More ugly data ahead of German Q3 GDP More ugly data ahead of German Q3 GDP More ugly data ahead of German Q3 GDP

More ugly data ahead of German Q3 GDP

Macro 5 minutes to read
Christopher Dembik

Head of Macroeconomic Research

Summary:  The mood of German investors improved slightly in November according to the latest ZEW release but it is still firmly downbeat and expectations for tomorrow's GDP reading are not promising.

Germany's economy has had rather a rough time of late and now we see that the final quarter of 2018 produced yet another shot of ugly data. In November, the ZEW survey of German economic sentiment decreased to minus 24.1 versus the minus 25 that was expected and against the prior reading of minus 24.7.  

Since the beginning of the year economic sentiment can be seen evolving below its long-term average of 20.2. A negative print is not much of a surprise. Of particular note were trends in the automotive industry and here, sentiment remains widely negative, close to its lowest 2018 point. We also notice a more negative trend in almost all other sectors, except for utilities.

The automotive industry has faced major problems with the certification of vehicles according to the new emission test procedures in Q3, but Germany's economic issues run much deeper than that. 
We have seen in previous quarter a bunch of disappointing soft and hard data, such as industrial production, that tend to confirm that the Q3 GDP print, that will be published on Wednesday morning, will be very disturbing for investors. The consensus expects Q/Q growth contracted at minus 0.1% of GDP in Q3 but we cannot exclude a slightly more negative figure at minus 0.2% of GDP.

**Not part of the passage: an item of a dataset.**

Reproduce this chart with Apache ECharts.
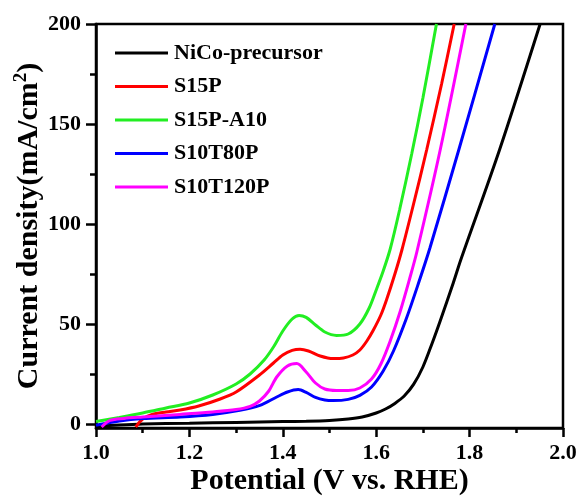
<!DOCTYPE html>
<html><head><meta charset="utf-8">
<script src="https://cdn.jsdelivr.net/npm/echarts@6/dist/echarts.min.js"></script>
<style>html,body{margin:0;padding:0;background:#fff}#c{width:579px;height:497px}</style>
</head><body><div id="c"></div>
<script>
const seriesNames = ['NiCo-precursor', 'S15P', 'S15P-A10', 'S10T80P', 'S10T120P'];
const seriesColors = ['#000000', '#ff0000', '#22ee22', '#0000ff', '#ff00ff'];

const nicoX = [1.00,1.05,1.10,1.20,1.30,1.40,1.45,1.50,1.54,1.57,1.60,1.62,1.64,1.66,1.68,1.70,1.72,1.737,1.765,1.781,1.864,1.951];
const nicoY = [-1.2,-0.5,0,0.4,0.8,1.2,1.4,1.8,2.5,3.5,5.5,7.5,10.3,14,19.8,28.5,40.5,51.5,70.5,82,137,200];

const s15pX = [1.085,1.10,1.12,1.15,1.18,1.22,1.266,1.30,1.35,1.38,1.40,1.42,1.437,1.455,1.48,1.508,1.53,1.55,1.565,1.58,1.594,1.61,1.622,1.64,1.655,1.68,1.708,1.74,1.767];
const s15pY = [-1.5,2.5,4.8,6,7,9,12.5,16,24.5,30.5,34.5,36.8,37.4,36.5,34,32.7,33,34.5,37,41.5,47,54.5,62,75,87,110,137,170,200];

const s15pa10X = [1.00,1.05,1.10,1.15,1.20,1.25,1.30,1.33,1.36,1.38,1.40,1.42,1.435,1.45,1.47,1.49,1.515,1.54,1.565,1.585,1.60,1.615,1.63,1.65,1.676,1.70,1.729];
const s15pa10Y = [1.3,3.3,5.5,8,10.5,14.5,20,25,32,38.5,46.5,52.5,54.3,53.3,49.5,46,44.3,45,50,58,67,76.5,87.5,107,135,163,200];

const s10t80pX = [1.00,1.05,1.10,1.18,1.25,1.308,1.351,1.387,1.41,1.433,1.45,1.47,1.49,1.508,1.54,1.565,1.59,1.615,1.637,1.665,1.69,1.715,1.778,1.854];
const s10t80pY = [-0.6,1.5,2.7,3.5,4.8,6.8,9.3,13.5,16,17.2,15.8,13.3,12,11.7,12.3,14.3,18.5,26.5,36.5,53,70,88,138,200];

const s10t120pX = [1.012,1.03,1.06,1.10,1.18,1.25,1.30,1.33,1.35,1.37,1.387,1.41,1.43,1.45,1.47,1.49,1.515,1.54,1.565,1.59,1.61,1.63,1.651,1.672,1.687,1.737,1.792];
const s10t120pY = [-1.5,1.8,2.8,3.5,4.8,6,7.2,8.8,11.5,16.5,23.5,29,30.2,26,20.5,17.5,16.8,16.8,18,22.5,30,41.5,56,73,86,137,200];

const yMajorTicks = [0, 50, 100, 150, 200];
const yMinorTicks = [25, 75, 125, 175];

const xs = [nicoX, s15pX, s15pa10X, s10t80pX, s10t120pX];
const ys = [nicoY, s15pY, s15pa10Y, s10t80pY, s10t120pY];

const FONT = '"Liberation Serif", "Times New Roman", serif';
const chart = echarts.init(document.getElementById('c'));

const series = seriesNames.map((n, i) => ({
  name: n,
  type: 'line',
  showSymbol: false,
  symbol: 'none',
  smooth: 0.3,
  color: seriesColors[i],
  lineStyle: { width: 3, color: seriesColors[i] },
  data: xs[i].map((x, k) => [x, ys[i][k]]),
  z: 2 + i
}));

chart.setOption({
  animation: false,
  backgroundColor: '#fff',
  grid: { left: 96, right: 16, top: 24, bottom: 69, containLabel: false, outerBoundsMode: 'none', show: true, borderColor: '#000', borderWidth: 2.5, backgroundColor: 'transparent' },
  legend: {
    orient: 'vertical', left: 115, top: 42, padding: 0,
    icon: 'rect', itemWidth: 53, itemHeight: 3, itemGap: 11.5,
    textStyle: { fontFamily: FONT, fontWeight: 'bold', fontSize: 22, color: '#000', lineHeight: 22, padding: [0,0,0,1] },
    data: seriesNames
  },
  xAxis: {
    type: 'value', min: 1.0, max: 2.0, interval: 0.2,
    axisLine: { onZero: false, lineStyle: { color: '#000', width: 2.5 } },
    axisTick: { show: true, inside: false, length: 9, lineStyle: { color: '#000', width: 2.5 } },
    minorTick: { show: true, splitNumber: 2, length: 5, lineStyle: { color: '#000', width: 2.5 } },
    splitLine: { show: false },
    axisLabel: { fontFamily: FONT, fontWeight: 'bold', fontSize: 22, color: '#000', margin: 14, formatter: v => v.toFixed(1) },
    name: 'Potential (V vs. RHE)', nameLocation: 'middle', nameGap: 38, nameMoveOverlap: false,
    nameTextStyle: { fontFamily: FONT, fontWeight: 'bold', fontSize: 30, color: '#000' }
  },
  yAxis: [{
    type: 'value', min: -2, max: 200,
    axisLine: { onZero: false, lineStyle: { color: '#000', width: 2.5 } },
    axisTick: { show: true, length: 10, customValues: yMajorTicks, lineStyle: { color: '#000', width: 2.5 } },
    splitLine: { show: false },
    axisLabel: { customValues: yMajorTicks, fontFamily: FONT, fontWeight: 'bold', fontSize: 22, color: '#000', margin: 15 },
    name: 'Current density(mA/cm{s|2})', nameLocation: 'middle', nameGap: 50, nameMoveOverlap: false,
    nameTextStyle: {
      fontFamily: FONT, fontWeight: 'bold', fontSize: 30, color: '#000', lineHeight: 34,
      rich: { s: { fontFamily: FONT, fontWeight: 'bold', fontSize: 19, color: '#000', lineHeight: 19, verticalAlign: 'top' } }
    }
  }, {
    type: 'value', min: -2, max: 200, position: 'left',
    axisLine: { show: false, onZero: false },
    axisTick: { show: true, length: 6, customValues: yMinorTicks, lineStyle: { color: '#000', width: 2.5 } },
    splitLine: { show: false },
    axisLabel: { show: false }
  }],
  series: series
});
</script>
</body></html>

The German economy took a pause in Q3 that can be largely explained by the slowdown in international trade and the drop in the global car market. The two main markets – the United States and China – are facing a downtrend in sales. In the United States, auto sales are now in contraction, compared to the same period last year, which will seriously affect the outlook for clearing 2018 models and bringing 2019 models on stream. In China, the situation is even more worrying: auto sales have in September posted their biggest drop in seven years as that country's growth engine stalls.

Despite the negative ZEW print this morning, it is too early to call for another growth contraction in Q4. In fact, it is highly unlikely. We expect that growth will slightly rebound by end-year. However, we also acknowledge that the German economy is, contrary to what is commonly believed, ill-prepared to face the challenges of the 21st century. It is lagging behind in respect of EV, digitalisation, infrastructure investment and even start-up industry.